• _Exercise goal_: Copy down every line where the string "that" shows up.

• _Dataset content_:

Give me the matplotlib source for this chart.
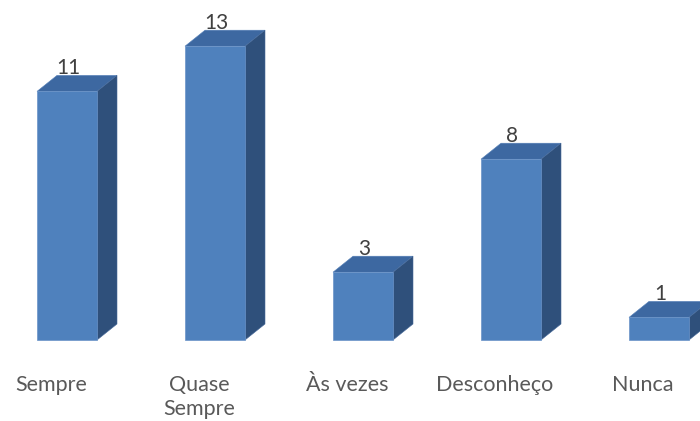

==

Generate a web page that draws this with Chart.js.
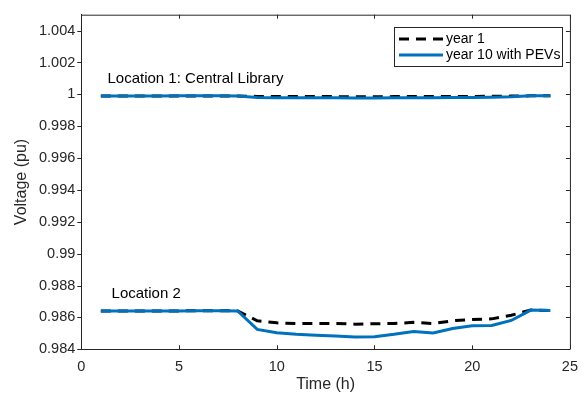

---

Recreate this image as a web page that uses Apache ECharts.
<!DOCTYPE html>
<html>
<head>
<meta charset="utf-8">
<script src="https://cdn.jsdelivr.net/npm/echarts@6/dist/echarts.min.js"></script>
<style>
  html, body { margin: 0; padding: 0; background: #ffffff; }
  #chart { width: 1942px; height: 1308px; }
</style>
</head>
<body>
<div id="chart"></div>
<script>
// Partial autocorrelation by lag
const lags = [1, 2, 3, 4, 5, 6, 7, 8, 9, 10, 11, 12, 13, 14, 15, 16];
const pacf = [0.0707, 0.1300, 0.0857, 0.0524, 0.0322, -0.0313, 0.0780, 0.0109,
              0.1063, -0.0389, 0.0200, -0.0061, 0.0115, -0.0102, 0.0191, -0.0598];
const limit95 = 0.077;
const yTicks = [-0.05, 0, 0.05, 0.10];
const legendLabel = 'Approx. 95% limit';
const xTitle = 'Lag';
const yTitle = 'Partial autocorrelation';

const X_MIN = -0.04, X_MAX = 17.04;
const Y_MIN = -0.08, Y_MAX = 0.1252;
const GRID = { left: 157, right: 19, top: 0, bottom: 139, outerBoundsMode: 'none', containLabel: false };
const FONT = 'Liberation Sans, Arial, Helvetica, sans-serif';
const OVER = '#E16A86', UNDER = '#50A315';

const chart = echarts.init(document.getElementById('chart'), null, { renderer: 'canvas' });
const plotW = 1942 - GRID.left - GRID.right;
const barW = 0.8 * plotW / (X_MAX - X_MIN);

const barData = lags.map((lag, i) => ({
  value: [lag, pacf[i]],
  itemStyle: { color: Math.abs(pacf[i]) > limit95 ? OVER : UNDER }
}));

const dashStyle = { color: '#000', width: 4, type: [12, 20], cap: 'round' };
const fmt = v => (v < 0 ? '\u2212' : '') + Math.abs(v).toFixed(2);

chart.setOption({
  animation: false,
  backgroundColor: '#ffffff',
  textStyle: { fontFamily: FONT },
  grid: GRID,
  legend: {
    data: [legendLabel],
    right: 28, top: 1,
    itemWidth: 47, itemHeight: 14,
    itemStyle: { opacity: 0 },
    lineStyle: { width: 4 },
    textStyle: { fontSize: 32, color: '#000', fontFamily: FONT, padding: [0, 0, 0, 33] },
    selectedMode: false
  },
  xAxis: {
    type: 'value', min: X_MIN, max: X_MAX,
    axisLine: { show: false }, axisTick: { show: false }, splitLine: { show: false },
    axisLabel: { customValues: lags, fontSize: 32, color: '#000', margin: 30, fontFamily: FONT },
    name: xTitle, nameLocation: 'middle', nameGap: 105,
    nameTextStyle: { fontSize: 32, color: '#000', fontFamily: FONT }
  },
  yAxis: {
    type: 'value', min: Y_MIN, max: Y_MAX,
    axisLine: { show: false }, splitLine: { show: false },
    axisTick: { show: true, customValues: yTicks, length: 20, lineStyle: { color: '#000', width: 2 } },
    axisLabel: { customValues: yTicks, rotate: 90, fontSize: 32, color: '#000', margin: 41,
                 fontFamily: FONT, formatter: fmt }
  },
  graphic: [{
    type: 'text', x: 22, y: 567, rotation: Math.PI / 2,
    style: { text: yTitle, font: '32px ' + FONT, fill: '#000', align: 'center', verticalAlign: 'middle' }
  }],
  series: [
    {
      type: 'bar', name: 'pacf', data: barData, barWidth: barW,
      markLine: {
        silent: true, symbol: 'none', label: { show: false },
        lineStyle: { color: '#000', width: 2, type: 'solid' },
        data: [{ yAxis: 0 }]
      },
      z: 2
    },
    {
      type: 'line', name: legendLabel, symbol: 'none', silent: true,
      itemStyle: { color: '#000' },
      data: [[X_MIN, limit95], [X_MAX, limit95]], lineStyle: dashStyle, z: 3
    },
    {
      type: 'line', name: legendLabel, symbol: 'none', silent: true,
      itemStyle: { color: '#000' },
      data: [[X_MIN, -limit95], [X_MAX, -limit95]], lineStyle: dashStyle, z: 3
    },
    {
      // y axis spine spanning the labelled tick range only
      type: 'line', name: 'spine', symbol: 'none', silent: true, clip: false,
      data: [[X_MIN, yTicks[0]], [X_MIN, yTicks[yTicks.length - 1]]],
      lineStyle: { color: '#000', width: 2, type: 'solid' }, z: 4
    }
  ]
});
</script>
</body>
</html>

• _Solution to this problem_:
Generate a web page that draws this with Chart.js.
Recreate this image as a web page that uses Apache ECharts.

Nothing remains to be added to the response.